Pour justifier cette dérogation, il fallait une décision des Nations unies (la résolution 1975) et une demande explicité de son secrétaire général (une lettre requérant l’aide de la France).
L’opération en Côte d’Ivoire a, du point de vue de l’action internationale, plusieurs points communs avec l’intervention en Libye: une résolution de l’ONU, un soutien des organisations régionales – Communauté de l’Afrique de l’Ouest et Union africaine, dans le premier cas, Union africaine et Ligue arabe dans le second—, l’action d’un Etat, d’une coalition d’Etats ou d’une alliance (l’Otan, en l’occurrence) disposant de moyens militaires largement supérieurs à l’armement léger des Casques bleus.

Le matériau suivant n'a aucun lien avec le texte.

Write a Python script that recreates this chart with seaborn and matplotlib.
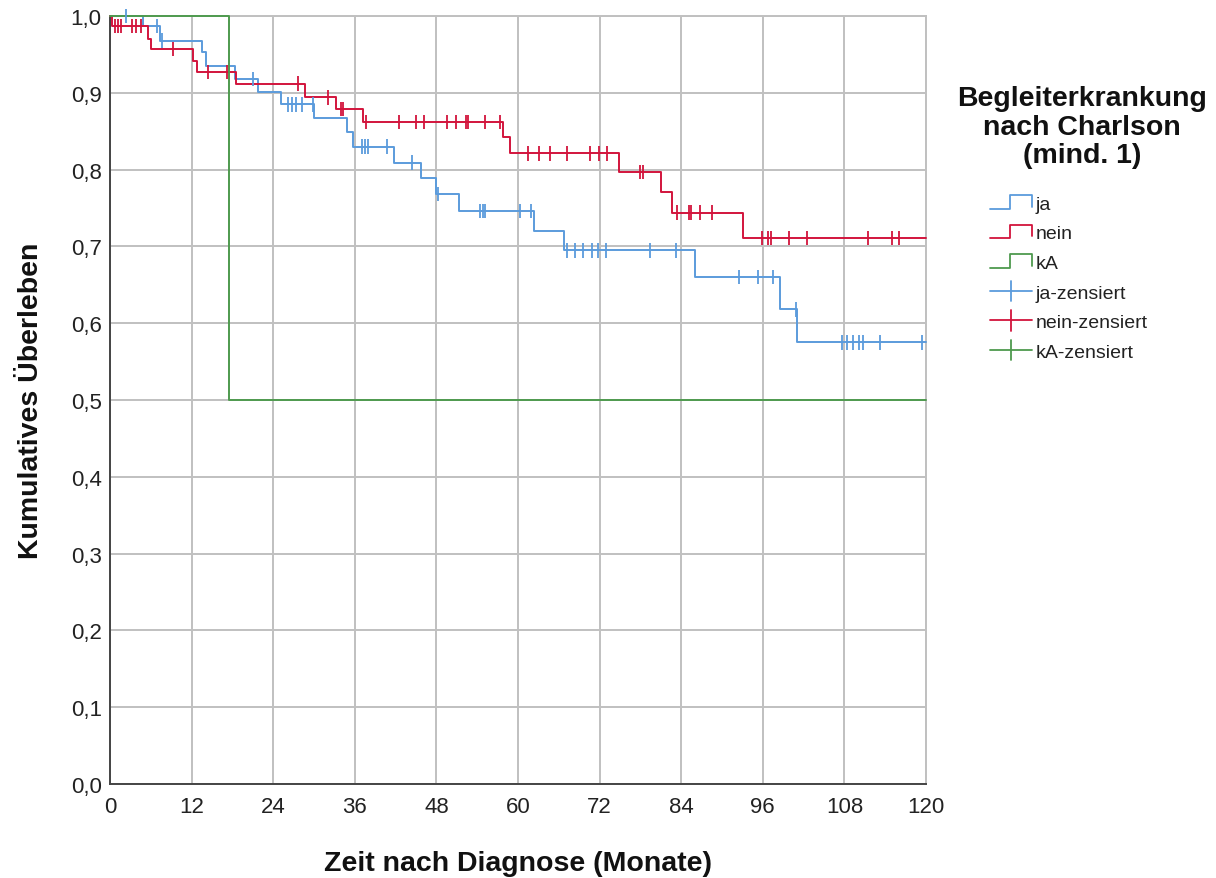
import numpy as np
import pandas as pd
import matplotlib
matplotlib.use("Agg")
import matplotlib.pyplot as plt
import seaborn as sns
from matplotlib.lines import Line2D
from matplotlib.legend_handler import HandlerBase

# ---------------- data ----------------
groups = ["ja", "nein", "kA"]
colors = {"ja": "#5b9bdc", "nein": "#d2143c", "kA": "#4e9a4e"}

ja_times = [0, 4.9, 7.3, 13.5, 14.1, 18.4, 21.8, 25.2, 30.0, 34.9, 35.7,
            41.7, 45.8, 48.0, 51.3, 62.4, 66.8, 86.1, 98.5, 101.1, 120]
ja_surv = [1.0, 0.987, 0.968, 0.953, 0.935, 0.918, 0.901, 0.885, 0.867, 0.849, 0.830,
           0.809, 0.789, 0.768, 0.746, 0.720, 0.695, 0.660, 0.618, 0.575, 0.575]
ja_censored = [2.4, 6.9, 7.6, 21.1, 26.2, 26.7, 27.3, 28.2, 29.8, 37.0, 37.5, 38.0,
               40.7, 44.4, 48.2, 54.4, 54.8, 55.1, 60.3, 61.9, 67.2, 68.4, 69.6,
               70.9, 71.8, 72.9, 79.4, 83.2, 92.5, 95.3, 97.5, 100.9, 107.7, 108.4,
               109.3, 110.2, 110.8, 113.2, 119.4]

nein_times = [0, 0.3, 5.6, 6.1, 12.2, 12.8, 18.6, 28.7, 33.2, 37.2, 57.8, 58.8,
              74.9, 81.1, 82.6, 93.1, 120]
nein_surv = [1.0, 0.987, 0.970, 0.957, 0.941, 0.927, 0.912, 0.894, 0.879, 0.862,
             0.842, 0.821, 0.797, 0.771, 0.744, 0.711, 0.711]
nein_censored = [0.8, 1.2, 1.6, 3.2, 3.8, 4.6, 9.3, 14.4, 17.2, 27.6, 32.1, 33.9,
                 34.2, 37.6, 42.5, 45.0, 46.2, 49.6, 50.9, 52.4, 52.7, 55.1, 57.4,
                 61.5, 63.1, 64.7, 67.2, 70.6, 71.9, 73.1, 78.0, 78.4, 83.4, 85.2,
                 85.5, 86.8, 88.5, 95.9, 96.8, 97.2, 99.9, 102.5, 111.5, 115.0, 116.0]

kA_times = [0, 17.5, 120]
kA_surv = [1.0, 0.5, 0.5]
kA_censored = []

x_ticks = [0, 12, 24, 36, 48, 60, 72, 84, 96, 108, 120]
y_ticks = [0.0, 0.1, 0.2, 0.3, 0.4, 0.5, 0.6, 0.7, 0.8, 0.9, 1.0]
y_ticklabels = ["0,0", "0,1", "0,2", "0,3", "0,4", "0,5", "0,6", "0,7", "0,8", "0,9", "1,0"]

legend_title = "Begleiterkrankung\nnach Charlson\n(mind. 1)"
x_label = "Zeit nach Diagnose (Monate)"
y_label = "Kumulatives Überleben"

# ---------------- build tables ----------------
curve_src = {"ja": (ja_times, ja_surv, ja_censored),
             "nein": (nein_times, nein_surv, nein_censored),
             "kA": (kA_times, kA_surv, kA_censored)}

curves = pd.concat([pd.DataFrame({"time": t, "surv": s, "group": g})
                    for g, (t, s, c) in curve_src.items()], ignore_index=True)

cens_rows = []
for g, (t, s, c) in curve_src.items():
    t_arr = np.asarray(t)
    for ct in c:
        idx = np.searchsorted(t_arr, ct, side="right") - 1
        cens_rows.append({"time": ct, "surv": s[idx], "group": g})
censors = pd.DataFrame(cens_rows, columns=["time", "surv", "group"])

# ---------------- plot ----------------
sns.set_theme(style="white")
plt.rcParams["font.family"] = ["Liberation Sans", "DejaVu Sans"]

fig = plt.figure(figsize=(12.16, 8.79), dpi=100)
ax = fig.add_axes([110 / 1216, 1 - 785 / 879, 816 / 1216, 768 / 879])

ax.set_xlim(0, 120)
ax.set_ylim(0, 1.0)
ax.set_xticks(x_ticks)
ax.set_yticks(y_ticks)
ax.set_yticklabels(y_ticklabels)
ax.grid(True, color="#c0c0c0", linewidth=1.4)
ax.set_axisbelow(True)

sns.lineplot(data=curves, x="time", y="surv", hue="group", palette=colors,
             hue_order=groups, drawstyle="steps-post", estimator=None, sort=False,
             linewidth=1.4, legend=False, ax=ax, clip_on=False, zorder=3)
if len(censors):
    sns.scatterplot(data=censors, x="time", y="surv", hue="group", palette=colors,
                    hue_order=groups, marker="|", s=110, linewidth=1.3,
                    legend=False, ax=ax, zorder=4, clip_on=False)

for side in ["top", "right"]:
    ax.spines[side].set_color("#c0c0c0")
    ax.spines[side].set_linewidth(1.4)
for side in ["left", "bottom"]:
    ax.spines[side].set_color("#444444")
    ax.spines[side].set_linewidth(1.4)

ax.tick_params(axis="both", length=0, colors="#222222", labelsize=16)
ax.tick_params(axis="x", pad=9)
ax.tick_params(axis="y", pad=6)

ax.set_xlabel(x_label, fontsize=20.5, fontweight="bold", color="#111111")
ax.set_ylabel(y_label, fontsize=20.5, fontweight="bold", color="#111111")
ax.xaxis.set_label_coords(0.5, -0.086)
ax.yaxis.set_label_coords(-0.081, 0.5)


# ---------------- legend ----------------
class StepHandle:
    def __init__(self, color):
        self.color = color


class CensorHandle:
    def __init__(self, color):
        self.color = color


class StepHandler(HandlerBase):
    def create_artists(self, legend, orig_handle, xdescent, ydescent, width,
                       height, fontsize, trans):
        x0, y0 = -xdescent, -ydescent
        xm = x0 + 0.48 * width
        lo, hi = y0 + 0.0 * height, y0 + 1.0 * height
        ln = Line2D([x0, xm, xm, x0 + width, x0 + width],
                    [lo, lo, hi, hi, y0 + 0.15 * height],
                    color=orig_handle.color, lw=1.3)
        ln.set_transform(trans)
        return [ln]


class CensorHandler(HandlerBase):
    def create_artists(self, legend, orig_handle, xdescent, ydescent, width,
                       height, fontsize, trans):
        x0, y0 = -xdescent, -ydescent
        yc = y0 + 0.5 * height
        xm = x0 + 0.5 * width
        h = Line2D([x0, x0 + width], [yc, yc], color=orig_handle.color, lw=1.3)
        v = Line2D([xm, xm], [yc - 0.75 * height, yc + 0.75 * height],
                   color=orig_handle.color, lw=1.3)
        h.set_transform(trans)
        v.set_transform(trans)
        return [h, v]


handles = [StepHandle(colors[g]) for g in groups] + [CensorHandle(colors[g]) for g in groups]
labels = groups + [g + "-zensiert" for g in groups]

fig.text(1082 / 1216, 1 - 86 / 879, legend_title, ha="center", va="top",
         fontsize=20.5, fontweight="bold", multialignment="center",
         linespacing=1.13, color="#111111")

leg = fig.legend(handles, labels, loc="upper left",
                 bbox_to_anchor=(990 / 1216, 1 - 196 / 879),
                 handler_map={StepHandle: StepHandler(), CensorHandle: CensorHandler()},
                 frameon=False, fontsize=14, handlelength=2.15, handletextpad=0.2,
                 labelspacing=0.62, borderpad=0, borderaxespad=0)
for t in leg.get_texts():
    t.set_color("#222222")

fig.savefig("out.png", dpi=100)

Un porte-parole du département onusien pour les opérations de maintien de la paix a déclaré que l’intervention en Côte d’Ivoire était «inhabituelle mais pas sans précédent». Peut-être. Il n’en reste pas moins qu’avec les bombardements des forces de Kadhafi en Libye, elle représente un changement dans l’attitude traditionnelle de l’ONU, le recours à des actions plus musclées pour appliquer une conception élargie de la responsabilité de protéger les populations civiles.
Elle marque une évolution de pays comme la Russie et la Chine qui se sont toujours montrés très sourcilleux quand la souveraineté des Etats était en jeu. En s’abstenant sur la résolution 1973, ils n’ont pas bloqué l’intervention en Libye, tandis qu’ils approuvaient la résolution 1975 sur la Côte d’Ivoire. Ces deux gestes ne signifient pas que Moscou et Pékin aient abandonné leur conception de la souveraineté nationale, surtout si la leur était en cause. Mais ils permettent de penser qu’à l’avenir, la «communauté internationale» représentée par l’ONU sera en mesure d’intervenir sans attendre que des crimes de guerre ou un nettoyage ethnique ait eu lieu. Y compris à l’intérieur d’Etats souverains.